__Task directions__. In the records below, find each line containing the word "Write" and copy it.

__Records for processing__.
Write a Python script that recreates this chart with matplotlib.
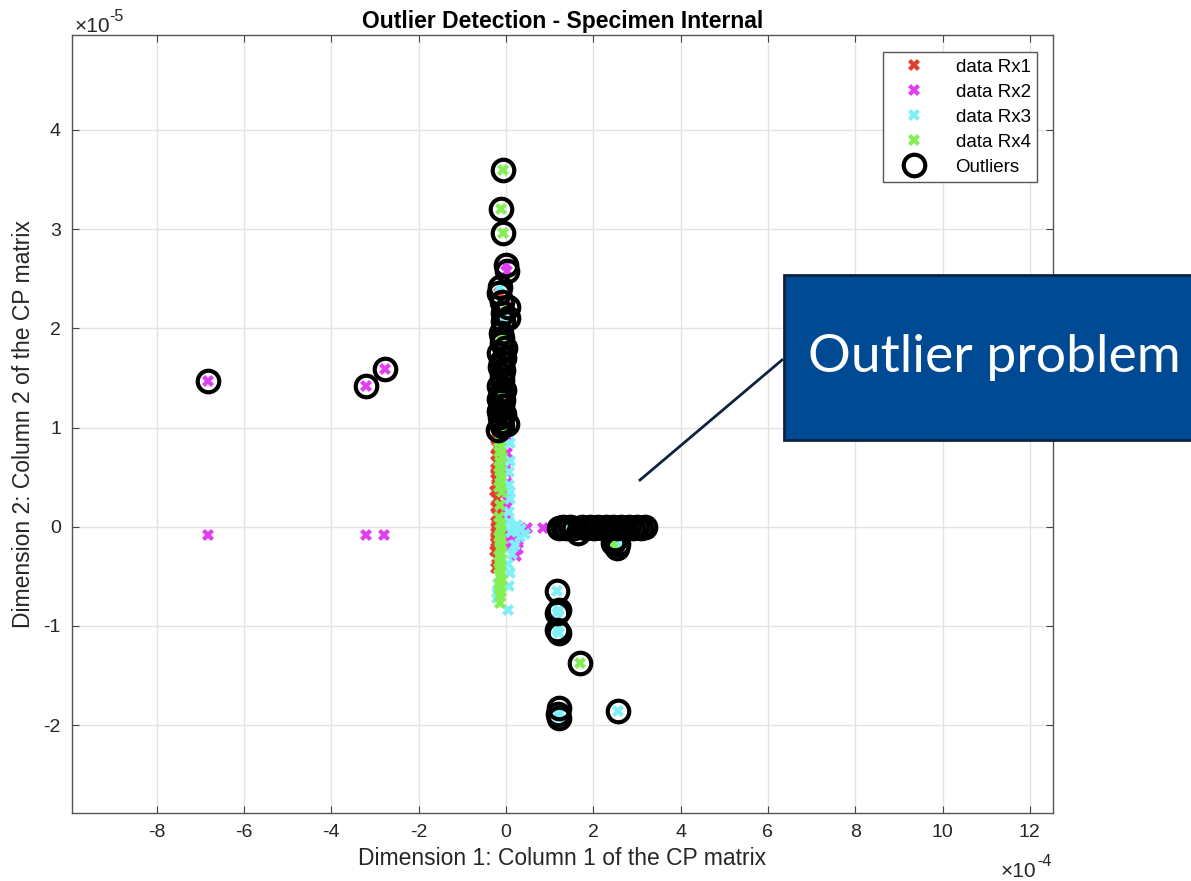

* * *

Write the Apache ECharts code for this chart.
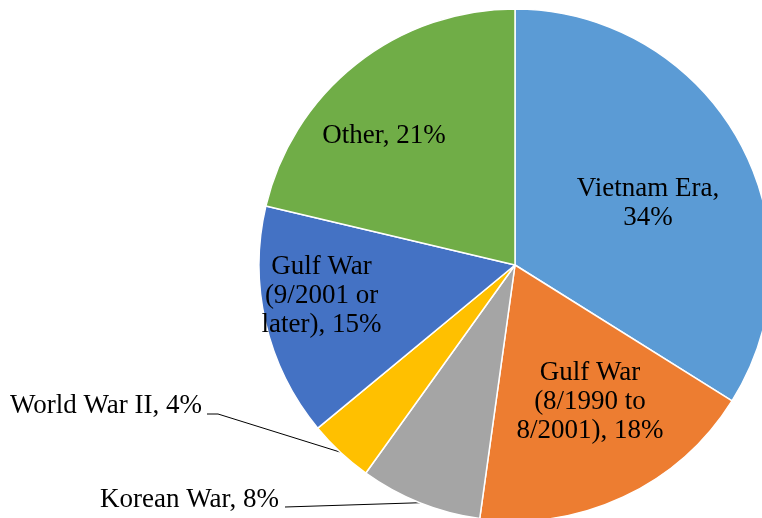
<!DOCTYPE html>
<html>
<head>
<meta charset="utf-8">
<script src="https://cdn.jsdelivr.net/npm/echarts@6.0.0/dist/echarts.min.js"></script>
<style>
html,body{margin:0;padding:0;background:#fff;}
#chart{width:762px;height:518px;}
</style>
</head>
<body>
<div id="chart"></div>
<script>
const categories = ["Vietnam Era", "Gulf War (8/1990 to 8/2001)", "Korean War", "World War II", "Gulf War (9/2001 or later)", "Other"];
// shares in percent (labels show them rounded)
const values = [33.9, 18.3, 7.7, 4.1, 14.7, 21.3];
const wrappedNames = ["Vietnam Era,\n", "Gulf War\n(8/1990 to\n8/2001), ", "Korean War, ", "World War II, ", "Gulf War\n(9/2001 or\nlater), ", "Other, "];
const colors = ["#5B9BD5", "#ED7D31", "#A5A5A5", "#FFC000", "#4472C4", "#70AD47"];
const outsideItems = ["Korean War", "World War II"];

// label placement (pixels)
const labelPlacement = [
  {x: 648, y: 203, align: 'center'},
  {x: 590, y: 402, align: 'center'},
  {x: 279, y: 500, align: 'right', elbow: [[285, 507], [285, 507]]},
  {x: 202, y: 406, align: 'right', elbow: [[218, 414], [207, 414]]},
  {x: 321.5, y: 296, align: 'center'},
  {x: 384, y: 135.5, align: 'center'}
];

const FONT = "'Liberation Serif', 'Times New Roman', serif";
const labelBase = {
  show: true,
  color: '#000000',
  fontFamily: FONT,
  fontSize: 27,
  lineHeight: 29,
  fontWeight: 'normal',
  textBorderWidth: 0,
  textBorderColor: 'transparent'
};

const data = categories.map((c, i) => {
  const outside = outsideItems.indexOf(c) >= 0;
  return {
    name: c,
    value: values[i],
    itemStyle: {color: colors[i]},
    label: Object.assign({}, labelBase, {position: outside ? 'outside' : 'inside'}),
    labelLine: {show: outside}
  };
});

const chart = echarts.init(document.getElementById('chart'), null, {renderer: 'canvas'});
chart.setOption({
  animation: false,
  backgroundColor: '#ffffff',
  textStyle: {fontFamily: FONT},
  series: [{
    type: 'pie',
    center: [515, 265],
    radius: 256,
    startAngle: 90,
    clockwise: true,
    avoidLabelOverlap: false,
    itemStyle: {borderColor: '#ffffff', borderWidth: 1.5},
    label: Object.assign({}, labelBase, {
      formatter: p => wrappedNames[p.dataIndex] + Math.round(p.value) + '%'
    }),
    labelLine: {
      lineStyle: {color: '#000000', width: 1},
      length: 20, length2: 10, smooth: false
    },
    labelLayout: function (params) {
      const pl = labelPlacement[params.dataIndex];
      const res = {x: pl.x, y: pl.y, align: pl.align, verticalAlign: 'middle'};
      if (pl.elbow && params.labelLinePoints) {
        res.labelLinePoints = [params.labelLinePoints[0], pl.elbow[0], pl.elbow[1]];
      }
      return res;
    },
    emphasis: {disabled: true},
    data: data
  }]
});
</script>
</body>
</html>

__Task answer__.
Write a Python script that recreates this chart with matplotlib.
Write the Apache ECharts code for this chart.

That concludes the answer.